Seminar by Arindam Khan

Towards neural networks robust to distribution shifts

Abstract: Despite their success, the performance of neural networks has been shown to be brittle to mismatch between train and test distributions. Previous works have hypothesized that this brittleness is caused because deep networks rely only on simple features of the input (such as background or texture of images) to make decisions, while completely ignoring complex features. Surprisingly, we find that the features learnt by network’s backbone are sufficient for out of distribution generalization, however, the final classifier layer trained using ERM does not use these features optimally for the same. We posit two reasons for this:
1.dominance of non-robust features
2.replication of simple features, leading to over-dependence of the max-margin classifier on these.

We empirically validate these hypotheses on semi-synthetic and real-world datasets. We also draw connections with the line of work studying simplicity bias of neural nets.

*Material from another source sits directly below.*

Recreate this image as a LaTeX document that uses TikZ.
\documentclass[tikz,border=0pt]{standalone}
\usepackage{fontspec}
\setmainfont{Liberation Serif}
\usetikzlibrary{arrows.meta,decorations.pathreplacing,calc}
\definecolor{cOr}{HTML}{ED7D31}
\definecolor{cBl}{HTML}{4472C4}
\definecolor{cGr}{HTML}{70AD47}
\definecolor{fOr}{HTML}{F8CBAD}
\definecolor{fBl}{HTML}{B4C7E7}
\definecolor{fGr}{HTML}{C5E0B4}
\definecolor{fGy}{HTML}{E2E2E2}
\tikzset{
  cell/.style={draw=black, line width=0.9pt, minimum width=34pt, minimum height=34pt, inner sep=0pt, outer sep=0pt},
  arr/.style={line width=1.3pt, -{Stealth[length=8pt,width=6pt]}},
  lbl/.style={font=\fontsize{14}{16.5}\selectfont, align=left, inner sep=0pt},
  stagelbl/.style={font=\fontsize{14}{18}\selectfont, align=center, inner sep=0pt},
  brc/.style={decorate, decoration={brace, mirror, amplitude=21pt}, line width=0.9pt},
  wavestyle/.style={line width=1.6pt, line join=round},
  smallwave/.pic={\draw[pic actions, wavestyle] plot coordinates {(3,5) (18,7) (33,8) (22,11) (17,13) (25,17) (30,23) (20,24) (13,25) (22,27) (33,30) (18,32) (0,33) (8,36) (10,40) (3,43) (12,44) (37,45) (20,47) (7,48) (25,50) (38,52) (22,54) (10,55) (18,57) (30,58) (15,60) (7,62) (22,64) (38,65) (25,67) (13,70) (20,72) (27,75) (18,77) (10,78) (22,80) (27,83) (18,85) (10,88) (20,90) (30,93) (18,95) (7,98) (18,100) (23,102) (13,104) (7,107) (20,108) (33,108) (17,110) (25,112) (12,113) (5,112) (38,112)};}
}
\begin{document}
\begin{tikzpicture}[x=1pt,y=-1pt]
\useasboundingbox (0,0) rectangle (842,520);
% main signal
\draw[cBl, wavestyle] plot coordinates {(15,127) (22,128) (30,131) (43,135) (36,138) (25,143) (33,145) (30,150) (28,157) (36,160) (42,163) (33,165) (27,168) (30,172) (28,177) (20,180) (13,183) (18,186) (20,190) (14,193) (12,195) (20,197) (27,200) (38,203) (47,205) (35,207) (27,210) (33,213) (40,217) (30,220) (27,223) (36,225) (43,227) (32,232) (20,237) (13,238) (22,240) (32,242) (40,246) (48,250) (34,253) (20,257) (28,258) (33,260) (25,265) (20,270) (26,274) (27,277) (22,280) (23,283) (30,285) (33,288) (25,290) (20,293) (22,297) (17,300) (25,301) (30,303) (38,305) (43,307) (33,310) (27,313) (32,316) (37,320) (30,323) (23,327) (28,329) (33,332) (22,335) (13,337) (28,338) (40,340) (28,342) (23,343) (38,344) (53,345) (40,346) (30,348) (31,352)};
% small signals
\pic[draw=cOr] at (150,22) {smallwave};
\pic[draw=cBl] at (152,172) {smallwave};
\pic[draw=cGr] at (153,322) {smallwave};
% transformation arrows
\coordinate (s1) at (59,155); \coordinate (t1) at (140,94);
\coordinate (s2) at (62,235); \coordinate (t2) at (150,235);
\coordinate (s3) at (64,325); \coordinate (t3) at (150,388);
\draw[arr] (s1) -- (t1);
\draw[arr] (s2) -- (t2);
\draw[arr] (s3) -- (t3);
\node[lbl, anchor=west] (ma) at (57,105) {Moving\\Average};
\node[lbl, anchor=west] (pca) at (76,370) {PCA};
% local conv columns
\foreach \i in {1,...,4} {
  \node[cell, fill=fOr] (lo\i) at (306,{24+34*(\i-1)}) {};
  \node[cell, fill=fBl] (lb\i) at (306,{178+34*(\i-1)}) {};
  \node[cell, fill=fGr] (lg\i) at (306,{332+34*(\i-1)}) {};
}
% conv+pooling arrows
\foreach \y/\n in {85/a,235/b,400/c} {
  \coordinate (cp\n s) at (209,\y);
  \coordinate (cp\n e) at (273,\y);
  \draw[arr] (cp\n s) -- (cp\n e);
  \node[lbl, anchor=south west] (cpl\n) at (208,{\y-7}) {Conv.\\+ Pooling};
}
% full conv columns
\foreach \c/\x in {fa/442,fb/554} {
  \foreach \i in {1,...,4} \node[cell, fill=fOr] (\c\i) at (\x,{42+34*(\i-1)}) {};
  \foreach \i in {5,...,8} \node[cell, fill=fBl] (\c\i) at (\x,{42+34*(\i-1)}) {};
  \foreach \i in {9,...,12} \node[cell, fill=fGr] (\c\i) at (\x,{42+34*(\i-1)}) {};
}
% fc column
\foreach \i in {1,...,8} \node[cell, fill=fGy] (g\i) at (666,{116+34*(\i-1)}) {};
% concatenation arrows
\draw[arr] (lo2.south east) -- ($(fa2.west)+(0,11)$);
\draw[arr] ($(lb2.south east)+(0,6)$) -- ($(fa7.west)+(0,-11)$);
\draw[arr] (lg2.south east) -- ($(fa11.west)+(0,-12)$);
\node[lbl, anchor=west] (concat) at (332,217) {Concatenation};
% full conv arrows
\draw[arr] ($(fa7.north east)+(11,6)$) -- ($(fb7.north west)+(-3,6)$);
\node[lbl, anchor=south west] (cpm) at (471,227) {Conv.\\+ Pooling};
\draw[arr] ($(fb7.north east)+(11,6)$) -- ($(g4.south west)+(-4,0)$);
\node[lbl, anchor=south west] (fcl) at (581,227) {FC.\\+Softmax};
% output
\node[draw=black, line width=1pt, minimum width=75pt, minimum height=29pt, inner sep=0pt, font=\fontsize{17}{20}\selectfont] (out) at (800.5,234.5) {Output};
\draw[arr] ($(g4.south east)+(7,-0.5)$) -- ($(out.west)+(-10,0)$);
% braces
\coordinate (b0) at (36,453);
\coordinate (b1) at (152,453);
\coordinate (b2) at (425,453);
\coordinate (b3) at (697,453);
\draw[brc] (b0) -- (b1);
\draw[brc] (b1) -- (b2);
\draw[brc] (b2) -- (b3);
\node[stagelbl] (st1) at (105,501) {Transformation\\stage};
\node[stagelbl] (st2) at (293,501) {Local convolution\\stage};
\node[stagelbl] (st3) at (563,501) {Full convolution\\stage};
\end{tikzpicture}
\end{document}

We then propose two methods to deal with both of these phenomena, and show gains of upto 1.5% over the state-of-the-art on DomainBed - a standard and large-scale benchmark for domain generalization.

Based on joint works with Anshul Nasery, Sravanti Addepalli, R. Venkatesh Babu and Praneeth Netrapalli.

Speaker Bio

Prateek Jain leads the Machine Learning Foundations and Optimization team at Google AI, Bangalore, India. Prateek completed his PhD at the University of Texas at Austin under Prof. Inderjit S. Dhillon. He was later a Sr. Principal Research Scientist at Microsoft Research India. His research interests include machine learning, non-convex optimization, high-dimensional statistics, and optimization algorithms. He is also interested in applications of machine learning to privacy, computer vision, text mining and natural language processing.